Aside from characterization and key plot points, there’s not a lot of easily recognizable noir in Clash by Night – in visual terms. Fritz Lang, who was a master of deep lights and shadows, makes no attempt to make those definitive noir shots stand out in this film, although he leave his stamp, particularly in the opening sequence mentioned above. The turbulence and inner turmoil of the characters symbolically portrayed by those clashing waves are recognizable themes in his films.
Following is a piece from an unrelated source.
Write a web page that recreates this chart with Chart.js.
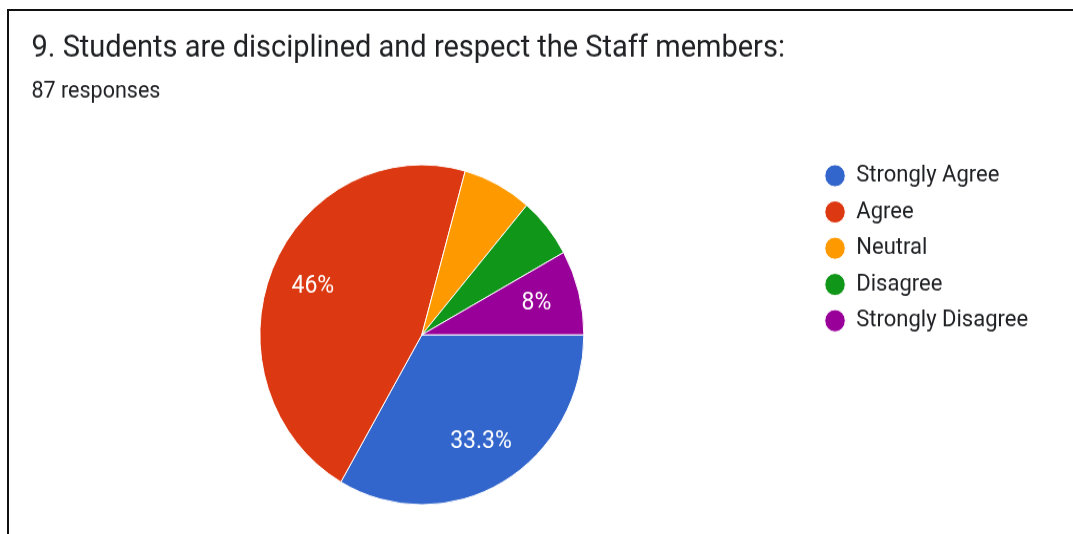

Lang changed the locale of Clash by Night from Clifford Odets’ Staten Island to a fishing village in California, but serves the intended oppressive seacoast atmosphere perfectly. It must be noted that Lang’s cinematographer in Clash by Night is the great Nicholas Musuraca whose work in Jacques Tourneur’s, Cat People (1943) and Out of the Past (1947) alone make him among the best ever. For Clash by Night Lang and Musuraca captured documentary footage of the fishing and canning industry, which Lang arranged into an elaborate narrative to start the film, a narrative which perfectly sets the mood in the lazy fishing village before the trouble begins.
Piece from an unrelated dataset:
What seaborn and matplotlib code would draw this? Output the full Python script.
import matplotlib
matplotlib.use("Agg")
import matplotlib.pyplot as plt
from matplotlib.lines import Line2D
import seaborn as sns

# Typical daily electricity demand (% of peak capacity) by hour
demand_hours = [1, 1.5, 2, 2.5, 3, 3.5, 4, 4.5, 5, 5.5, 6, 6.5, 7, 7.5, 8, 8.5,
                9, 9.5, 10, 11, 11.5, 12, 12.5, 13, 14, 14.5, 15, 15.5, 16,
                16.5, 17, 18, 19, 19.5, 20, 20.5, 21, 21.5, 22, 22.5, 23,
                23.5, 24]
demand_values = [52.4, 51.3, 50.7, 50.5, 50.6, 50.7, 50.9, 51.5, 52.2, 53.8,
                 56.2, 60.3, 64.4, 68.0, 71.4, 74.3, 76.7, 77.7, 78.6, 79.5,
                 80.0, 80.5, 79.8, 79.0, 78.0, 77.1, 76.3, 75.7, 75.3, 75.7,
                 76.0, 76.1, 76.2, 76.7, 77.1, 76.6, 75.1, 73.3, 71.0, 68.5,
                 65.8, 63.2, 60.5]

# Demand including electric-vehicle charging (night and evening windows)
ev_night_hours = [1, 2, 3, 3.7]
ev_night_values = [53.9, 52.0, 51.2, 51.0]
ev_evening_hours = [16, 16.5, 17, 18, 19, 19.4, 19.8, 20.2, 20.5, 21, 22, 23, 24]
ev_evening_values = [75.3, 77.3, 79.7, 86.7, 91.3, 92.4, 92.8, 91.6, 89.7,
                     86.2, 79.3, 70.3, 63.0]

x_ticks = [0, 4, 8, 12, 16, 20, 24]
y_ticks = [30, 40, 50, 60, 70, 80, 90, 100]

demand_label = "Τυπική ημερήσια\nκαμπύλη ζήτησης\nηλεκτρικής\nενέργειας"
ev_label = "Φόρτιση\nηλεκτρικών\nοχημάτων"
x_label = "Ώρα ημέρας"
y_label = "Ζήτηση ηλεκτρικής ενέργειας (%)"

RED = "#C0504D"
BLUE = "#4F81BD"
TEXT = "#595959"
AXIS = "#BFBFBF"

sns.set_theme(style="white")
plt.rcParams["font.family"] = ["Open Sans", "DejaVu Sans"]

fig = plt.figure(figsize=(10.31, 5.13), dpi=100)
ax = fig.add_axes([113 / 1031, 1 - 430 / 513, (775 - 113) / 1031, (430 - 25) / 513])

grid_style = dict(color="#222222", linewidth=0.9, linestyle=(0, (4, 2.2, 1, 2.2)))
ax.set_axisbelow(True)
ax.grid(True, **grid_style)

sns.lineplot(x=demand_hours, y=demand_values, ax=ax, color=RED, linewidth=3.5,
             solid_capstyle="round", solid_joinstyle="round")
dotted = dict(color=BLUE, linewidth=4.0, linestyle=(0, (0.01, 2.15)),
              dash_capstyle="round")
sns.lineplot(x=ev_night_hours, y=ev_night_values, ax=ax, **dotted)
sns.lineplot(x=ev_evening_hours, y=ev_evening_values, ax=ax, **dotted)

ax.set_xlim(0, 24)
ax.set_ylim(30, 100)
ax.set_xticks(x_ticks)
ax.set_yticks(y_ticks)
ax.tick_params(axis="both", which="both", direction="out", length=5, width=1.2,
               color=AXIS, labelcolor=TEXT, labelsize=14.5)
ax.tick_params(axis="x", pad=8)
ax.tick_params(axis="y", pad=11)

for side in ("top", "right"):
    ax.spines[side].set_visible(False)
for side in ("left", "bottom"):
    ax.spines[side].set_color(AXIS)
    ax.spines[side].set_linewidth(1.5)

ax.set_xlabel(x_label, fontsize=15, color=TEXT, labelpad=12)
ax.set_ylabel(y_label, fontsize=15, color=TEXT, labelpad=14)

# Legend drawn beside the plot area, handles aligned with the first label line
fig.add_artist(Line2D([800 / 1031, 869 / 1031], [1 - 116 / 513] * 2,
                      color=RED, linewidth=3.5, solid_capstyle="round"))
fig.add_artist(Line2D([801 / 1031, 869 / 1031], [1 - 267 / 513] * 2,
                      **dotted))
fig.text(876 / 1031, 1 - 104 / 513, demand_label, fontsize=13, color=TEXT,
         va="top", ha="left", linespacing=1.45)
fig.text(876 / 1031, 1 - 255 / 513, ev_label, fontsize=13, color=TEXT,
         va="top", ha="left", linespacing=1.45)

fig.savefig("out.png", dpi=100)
There’s a piece of interesting trivia related to Clash by Night that’s worth sharing, although it is not related to Robert Ryan, but rather to Marilyn Monroe who plays Peggy, Joe Doyle’s girlfriend. Clash is the first film in which Monroe is credited before a film’s title, which came about due to some notoriety. It turns out Monroe had made headlines for a nude photo published in a calendar before the film was released. RKO wanting to take taking advantage of the attention she was getting, gave her top billing alongside three established stars, proving perhaps, that bad press is better than no press.
Clash by Night is an intense film about adultery and betrayal – the kind that gets under your skin. It’s rather surprising given the cast and director that the film doesn’t get more attention other than for being Monroe’s first major role.
In the end, after a rather abrupt resolution, the turbulence in Clash by Night is quelled. A boat filled with the promise of peace for the future sits on still waters just off the coast of a fishing village in California. But still waters run deep, which leaves one to wonder what the future holds… The sea, after all, does not like to be restrained.
I’m posting this today in honor of Robert Ryan who passed away forty years ago today – July 11, 1973.
This write-up was my contribution to the June edition of The Dark Pages, the planet’s only hard copy newsletter devoted to the shadowy world of film noir. That edition is a special double-issue dedicated to both Robert Ryan and Sterling Hayden, two unforgettable noir gents, and it is a fantastic read! A special note of thanks to Karen of Shadows and Satin, editor of “The Dark Pages” for asking me to contribute a write-up alongside outstanding writers.